An understanding of the Constitution and the debates that forged it is not transmitted from one generation to another through the bloodstream. It must be taught, learned and followed with each successive generation. Whenever that fails to happen, the Constitution—and with it, the liberty and prosperity of the American people—is left unprotected.


But even if we don’t automatically inherit an understanding of the Constitution, we do inherit a right to the kind of government it promises. Too many Americans today have settled for less than the constitutional, liberty-minded republic they deserve. They have done so not because they dislike the Constitution or need the blessings provided by a government that honors it, but rather because they—like many they have elected to represent them in Washington—have been misinformed (or perhaps, underinformed) about the kind of government they are entitled to as U.S. citizens.


The good news is that the knowledge that is so crucial to protecting our Constitution has not been entirely lost, and can still be recovered with relative ease. Over the course of my nearly lifelong study of the Constitution and the era of our nation’s founding, I have discovered many stories that challenge what we take to be conventional wisdom about America’s birth—the “origin story” of our country.

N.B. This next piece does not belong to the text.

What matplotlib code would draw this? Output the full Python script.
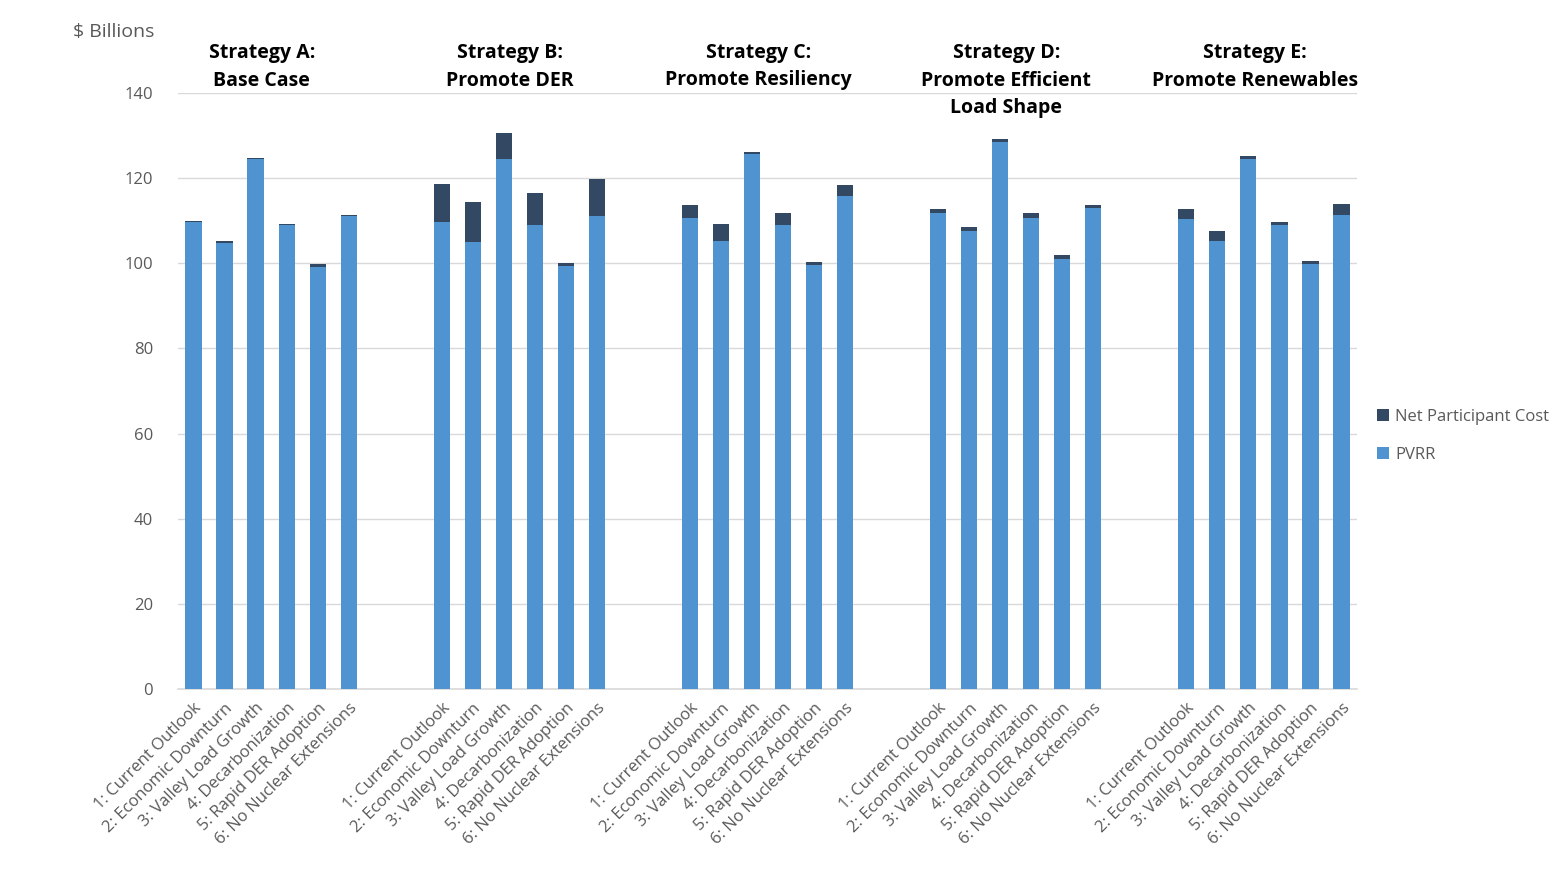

These are the stories of Americans you may never have heard of, and who may not receive much coverage in history books: the story of a slave who fought and won her freedom by arguing for her natural rights in court; the story of a vice president who stopped his own president from using executive power to “purge” the federal judiciary; the story of an Iroquois leader who inspired a founder with early principles of federalism.


All of them, in their own way, helped to explore, test and refine the concepts of freedom and liberty as they were applied to form what would become the world’s greatest republic. Taken together, their threads combine to add richness and depth to the great tapestry of American history.


Only when we fully understand that history can we avoid petty politicization of the founders’ legacy. Only then can we counter the Hamilton Effect.